» **DATASET CONTENT**:
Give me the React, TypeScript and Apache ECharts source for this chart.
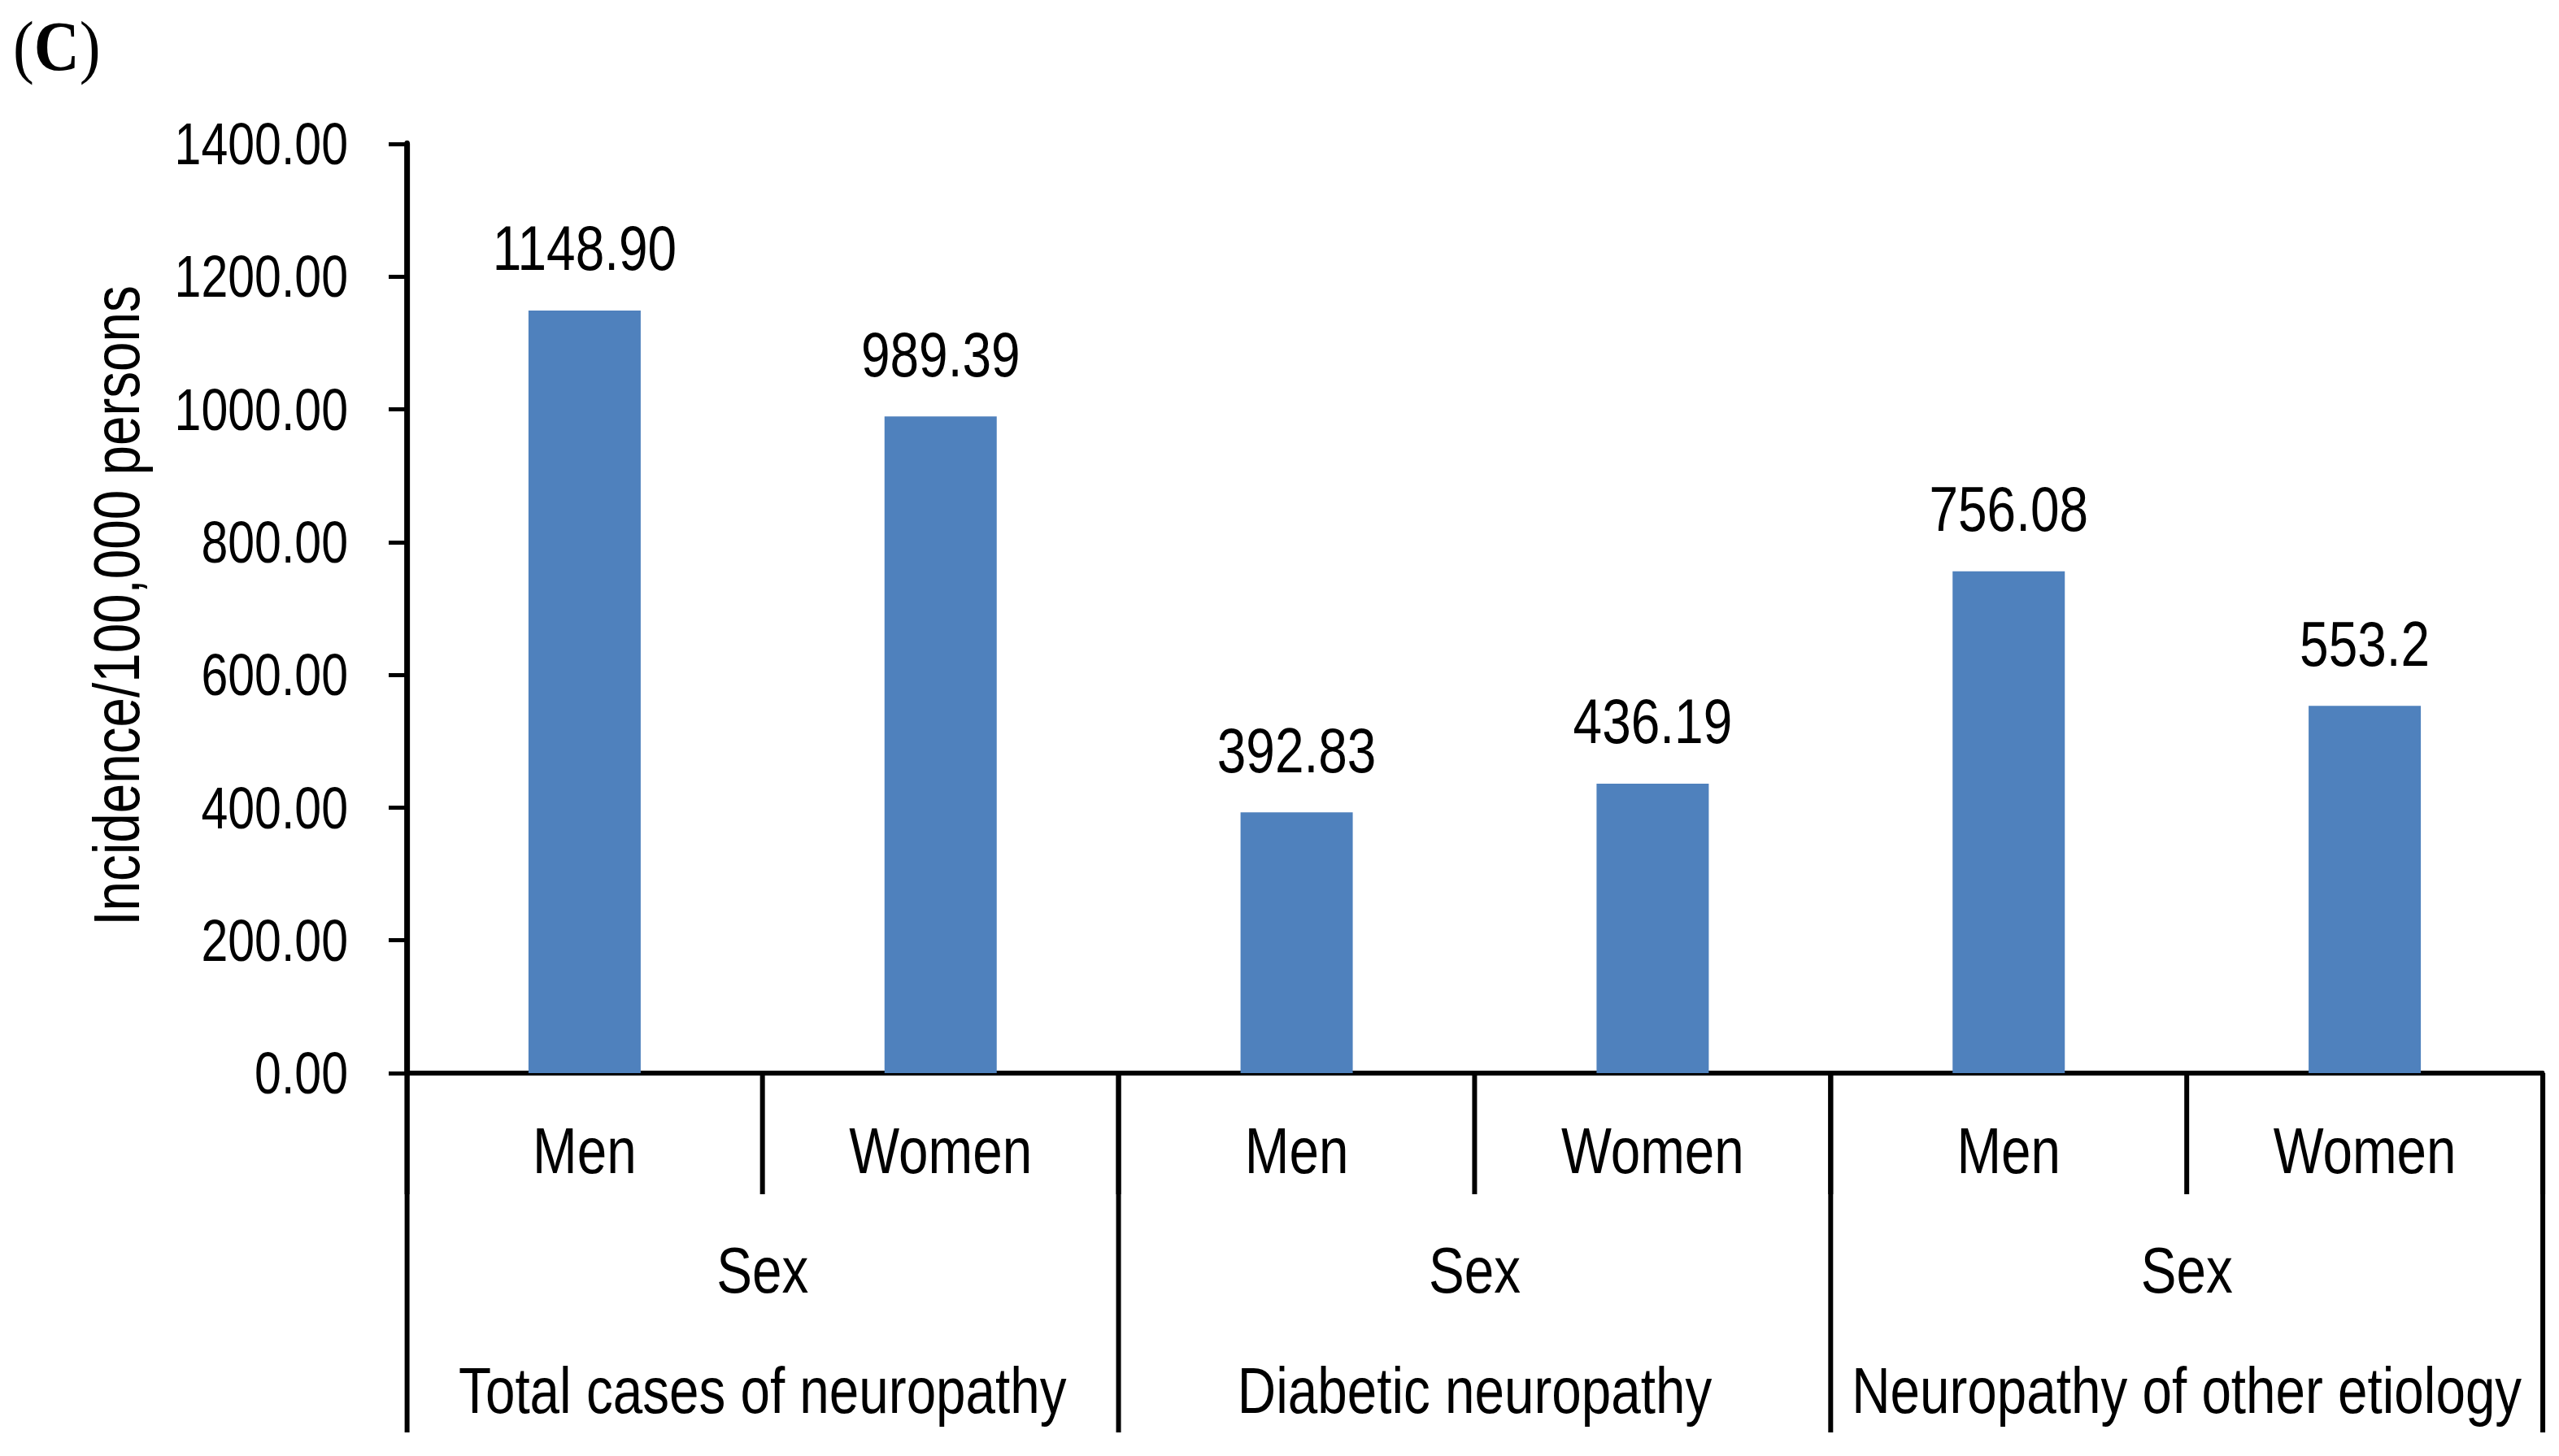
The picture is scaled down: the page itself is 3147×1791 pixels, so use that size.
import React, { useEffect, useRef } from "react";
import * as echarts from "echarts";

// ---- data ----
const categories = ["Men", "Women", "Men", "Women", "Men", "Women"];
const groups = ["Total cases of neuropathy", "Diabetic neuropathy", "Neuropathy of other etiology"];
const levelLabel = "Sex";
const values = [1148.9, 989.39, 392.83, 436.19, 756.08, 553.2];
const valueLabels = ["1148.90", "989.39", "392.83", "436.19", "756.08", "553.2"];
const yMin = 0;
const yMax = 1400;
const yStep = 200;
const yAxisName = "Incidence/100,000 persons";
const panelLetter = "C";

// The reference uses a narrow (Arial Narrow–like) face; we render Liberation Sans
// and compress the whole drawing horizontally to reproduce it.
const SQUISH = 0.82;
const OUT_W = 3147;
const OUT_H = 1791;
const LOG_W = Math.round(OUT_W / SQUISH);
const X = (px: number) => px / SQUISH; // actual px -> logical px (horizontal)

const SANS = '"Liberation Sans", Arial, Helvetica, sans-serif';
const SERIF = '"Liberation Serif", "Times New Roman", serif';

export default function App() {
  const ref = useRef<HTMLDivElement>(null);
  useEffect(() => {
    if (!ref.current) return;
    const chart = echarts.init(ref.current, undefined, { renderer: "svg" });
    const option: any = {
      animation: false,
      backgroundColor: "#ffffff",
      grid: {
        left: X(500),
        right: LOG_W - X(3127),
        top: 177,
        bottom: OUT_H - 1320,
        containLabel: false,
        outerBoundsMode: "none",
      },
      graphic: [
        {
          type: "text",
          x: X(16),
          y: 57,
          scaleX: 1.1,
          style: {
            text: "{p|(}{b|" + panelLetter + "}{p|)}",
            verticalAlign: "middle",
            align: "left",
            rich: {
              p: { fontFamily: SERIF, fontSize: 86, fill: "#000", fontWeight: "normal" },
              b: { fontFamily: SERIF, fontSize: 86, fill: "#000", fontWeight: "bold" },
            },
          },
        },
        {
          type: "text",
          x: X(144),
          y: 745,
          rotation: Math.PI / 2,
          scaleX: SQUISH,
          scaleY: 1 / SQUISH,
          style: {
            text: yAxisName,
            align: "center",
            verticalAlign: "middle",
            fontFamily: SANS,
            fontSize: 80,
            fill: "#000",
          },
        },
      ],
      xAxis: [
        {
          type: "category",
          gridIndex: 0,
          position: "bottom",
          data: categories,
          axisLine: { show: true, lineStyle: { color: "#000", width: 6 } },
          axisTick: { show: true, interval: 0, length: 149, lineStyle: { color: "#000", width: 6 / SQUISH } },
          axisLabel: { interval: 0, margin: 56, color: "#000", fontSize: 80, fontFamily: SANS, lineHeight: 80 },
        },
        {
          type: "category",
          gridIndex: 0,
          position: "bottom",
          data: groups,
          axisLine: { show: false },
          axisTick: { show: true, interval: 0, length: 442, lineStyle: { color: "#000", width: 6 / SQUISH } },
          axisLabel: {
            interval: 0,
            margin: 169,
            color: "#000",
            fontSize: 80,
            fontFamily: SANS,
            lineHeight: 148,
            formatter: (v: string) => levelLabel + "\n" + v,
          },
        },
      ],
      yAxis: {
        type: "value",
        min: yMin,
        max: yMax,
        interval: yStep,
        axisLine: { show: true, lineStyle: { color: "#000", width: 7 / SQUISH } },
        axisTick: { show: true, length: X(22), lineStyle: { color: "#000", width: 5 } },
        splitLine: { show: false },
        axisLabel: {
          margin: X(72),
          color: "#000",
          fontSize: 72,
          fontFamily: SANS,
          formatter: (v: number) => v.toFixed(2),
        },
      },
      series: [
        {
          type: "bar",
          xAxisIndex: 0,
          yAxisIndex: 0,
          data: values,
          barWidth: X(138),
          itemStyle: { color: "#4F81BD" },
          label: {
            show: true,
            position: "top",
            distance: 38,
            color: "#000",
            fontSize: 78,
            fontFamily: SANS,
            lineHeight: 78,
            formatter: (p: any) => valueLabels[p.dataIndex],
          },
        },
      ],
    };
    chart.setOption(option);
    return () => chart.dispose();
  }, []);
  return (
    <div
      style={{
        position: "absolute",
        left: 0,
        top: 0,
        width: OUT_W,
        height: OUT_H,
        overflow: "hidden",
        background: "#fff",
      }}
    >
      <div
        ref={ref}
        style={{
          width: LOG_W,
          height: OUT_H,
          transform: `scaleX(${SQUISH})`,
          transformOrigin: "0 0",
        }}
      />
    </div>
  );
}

» **WORK TO DO**:
Leave out any pictures, please, and quote only the lines from the top of the data through the line that contains "const X = (px: number)".

» **OUTPUT**:
Give me the React, TypeScript and Apache ECharts source for this chart.
The picture is scaled down: the page itself is 3147×1791 pixels, so use that size.
import React, { useEffect, useRef } from "react";
import * as echarts from "echarts";

// ---- data ----
const categories = ["Men", "Women", "Men", "Women", "Men", "Women"];
const groups = ["Total cases of neuropathy", "Diabetic neuropathy", "Neuropathy of other etiology"];
const levelLabel = "Sex";
const values = [1148.9, 989.39, 392.83, 436.19, 756.08, 553.2];
const valueLabels = ["1148.90", "989.39", "392.83", "436.19", "756.08", "553.2"];
const yMin = 0;
const yMax = 1400;
const yStep = 200;
const yAxisName = "Incidence/100,000 persons";
const panelLetter = "C";

// The reference uses a narrow (Arial Narrow–like) face; we render Liberation Sans
// and compress the whole drawing horizontally to reproduce it.
const SQUISH = 0.82;
const OUT_W = 3147;
const OUT_H = 1791;
const LOG_W = Math.round(OUT_W / SQUISH);
const X = (px: number) => px / SQUISH; // actual px -> logical px (horizontal)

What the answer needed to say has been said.